Расследование смерти мадам Бовари | страница 2



Она увидела также аптекаря Омэ — горемыку с дурацкими претензиями; ей привиделись и другие обитатели городка: сборщик налогов Бине, мэр Тюваш, нотариус Гильомен, кюре Бурнизьен, хозяйка гостиницы мамаша Лефрансуа, кучер Ивер — все эти ионвильские угрюмые марионетки, от каждой из которых ее тошнило. А особенно гнусный ростовщик Лерё, его алчность, тонко рассчитанные слова, с которыми он записывал долги на ее счет, ненужные безделушки, которые он продавал ей, деньги, которые ссужал. Потом его проницательность, угрозы, бесчувственность, непристойные предложения, бумага с марками, которую он прислал, арест на мебель и дом. Наконец, эти деньги, эти грязные деньги, их нехватка, которая одна и явилась причиной всего.

И вот живот схватил первый спазм. Ей показалось, будто все ее нутро внезапно вывернули, как перчатку, в желудке, животе, груди, горле началось невыносимое жжение. Приступы боли, как удары ножом, следовали один за другим; они сотрясали ее трепещущее тело, стучали молотом, высасывали силы, убивали. Потом подступила тошнота, и почувствовалась жуткая жажда.

В какой-то момент, ближе к утру, ее муки несколько утихли, но она была настолько слаба и чувствовала себя так плохо, что понимала: остается только умереть. Открыв глаза, сквозь пелену, стоящую перед глазами, она увидела своего мужа Шарля и аптекаря Омэ, хлопотавших вокруг нее. У Шарля даже не было времени снять намокшую от дождя шляпу и грубый плащ с капюшоном, который он надевал во время своих визитов, а аптекарь был в пальто и странной греческой ермолке — в ней он обычно обслуживал покупателей. Они суетились, готовили настои, которые она не могла проглотить. Всем своим видом они воплощали скорбь и отчаяние. Шарль готов был биться головой о стену, призывая на помощь землю и небеса. Тем не менее, он что-то искал в секретере, где хранились ее бумаги.

Ее охватил второй спазм. Внутренняя волна, которую он породил, сопровождалась такой чудовищной, невыносимой болью, что она искренне надеялась наконец-то умереть. Однако она все же пришла в себя и открыла глаза. Теперь рядом находились двое других мужчин, и у них тоже не было времени снять пальто и высокие черные шляпы. Они рассматривали ее через монокли в золотой оправе, качали головами и произносили лишь одно слово — «мышьяк». Но если и они полагали, что поделать ничего нельзя, зачем тогда эти попытки, только добавлявшие ей страдания?

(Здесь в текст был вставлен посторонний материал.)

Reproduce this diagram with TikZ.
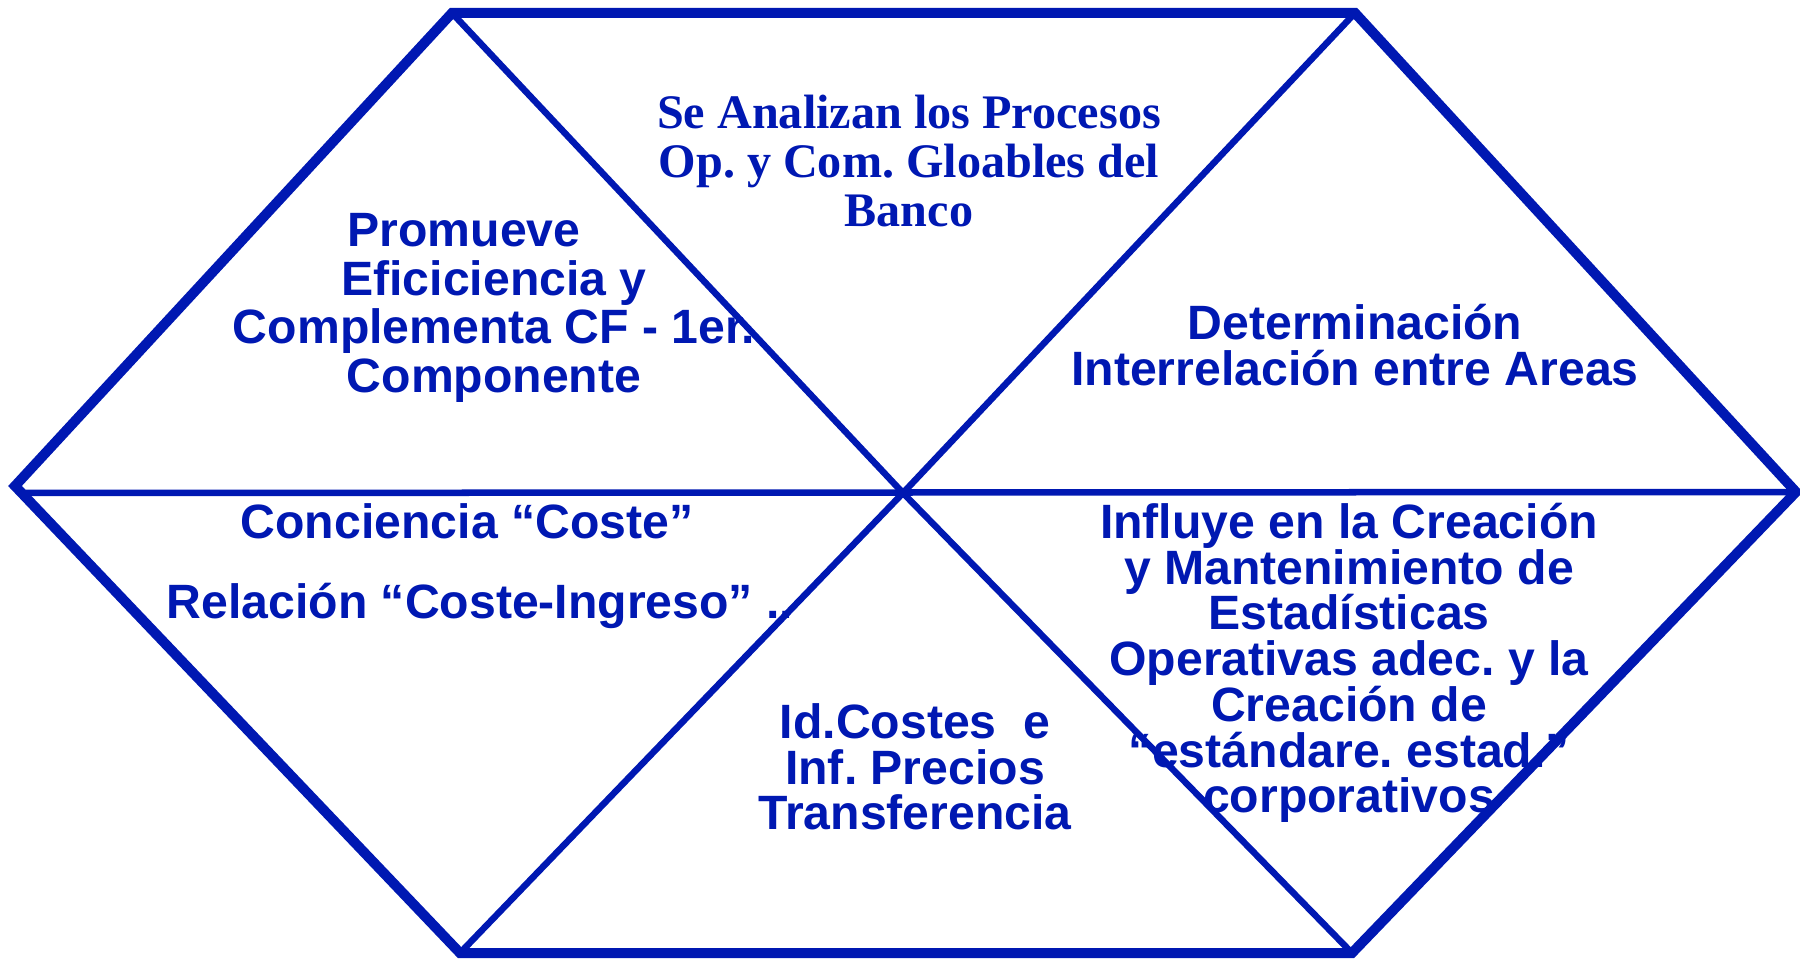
\documentclass[tikz,border=0pt]{standalone}
\usepackage{fontspec}
\setmainfont{Liberation Sans}
\newfontfamily\timesfont{Liberation Serif}
\usepackage{tikz}
\frenchspacing
\definecolor{hexblue}{RGB}{0,24,178}
\tikzset{rim/.style={hexblue, line width=0.1cm},
  spoke/.style={hexblue, line width=0.065cm},
  blurb/.style={text=hexblue, align=center, inner sep=0pt,
      font=\bfseries\fontsize{13.7}{13}\selectfont}}

\begin{document}
\begin{tikzpicture}[x=0.01cm, y=-0.01cm]
		\useasboundingbox (0,0) rectangle (1800,961);
		\coordinate (topleft) at (452,13);
		\coordinate (topright) at (1355,13);
		\coordinate (right) at (1796,492);
		\coordinate (botright) at (1352,953);
		\coordinate (botleft) at (460,953);
		\coordinate (left) at (15,486);
		\coordinate (mid) at (903,493);
		\coordinate (hleft) at (22,493);
		\node[blurb, font=\timesfont\bfseries\fontsize{13.7}{14}\selectfont] (analiza) at (909,161)
			{Se Analizan los Procesos\\Op. y Com. Gloables del\\Banco};
		\node[blurb, font=\bfseries\fontsize{13.7}{13.8}\selectfont] (promueve) at (494,308)
			{Promueve\kern0.6cm\\Eficiciencia y\\Complementa CF - 1er.\\Componente};
		\node[blurb] (determina) at (1355,345)
			{Determinación\\Interrelación entre Areas};
		\node[blurb] (conciencia) at (480,566)
			{Conciencia “Coste”\kern0.26cm\\[0.34cm]Relación “Coste-Ingreso” ..};
		\node[blurb] (costes) at (915,767)
			{Id.Costes\ \ e\\Inf. Precios\\Transferencia};
		\node[blurb] (influye) at (1349,663)
			{Influye en la Creación\\y Mantenimiento de\\Estadísticas\\Operativas adec. y la\\Creación de\\“estándare. estad.”\\corporativos};
		\draw[spoke] (hleft) to (right);
		\draw[spoke] (topleft) to (mid) to (botright);
		\draw[spoke] (topright) to (mid) to (botleft);
		\draw[rim] (left) -- (topleft) -- (topright) -- (right) -- (botright) -- (botleft) -- cycle;
		\end{tikzpicture}
\end{document}
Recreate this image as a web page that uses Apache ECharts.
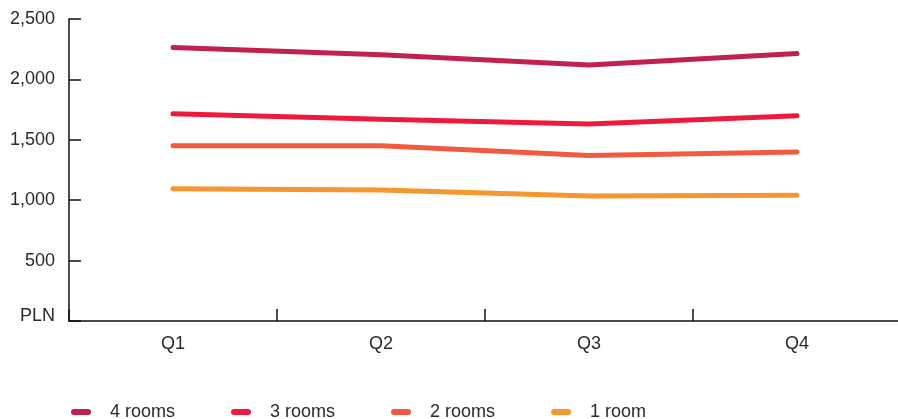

Она снова закрыла глаза, а потом открыла лишь на мгновение. К счастью для нее, этот момент просветления был последним. Все удалились из спальни, кроме одного человека, черной тенью склонившегося над нею, — он словно желал услышать последние ее тайны. Была ли это Смерть, ночь, а может, священник, другой врач или кто-то еще? Где-то хлопали ставни, которые в таких маленьких провинциальных городках обычно всегда закрывают, когда с неба спускаются сумерки.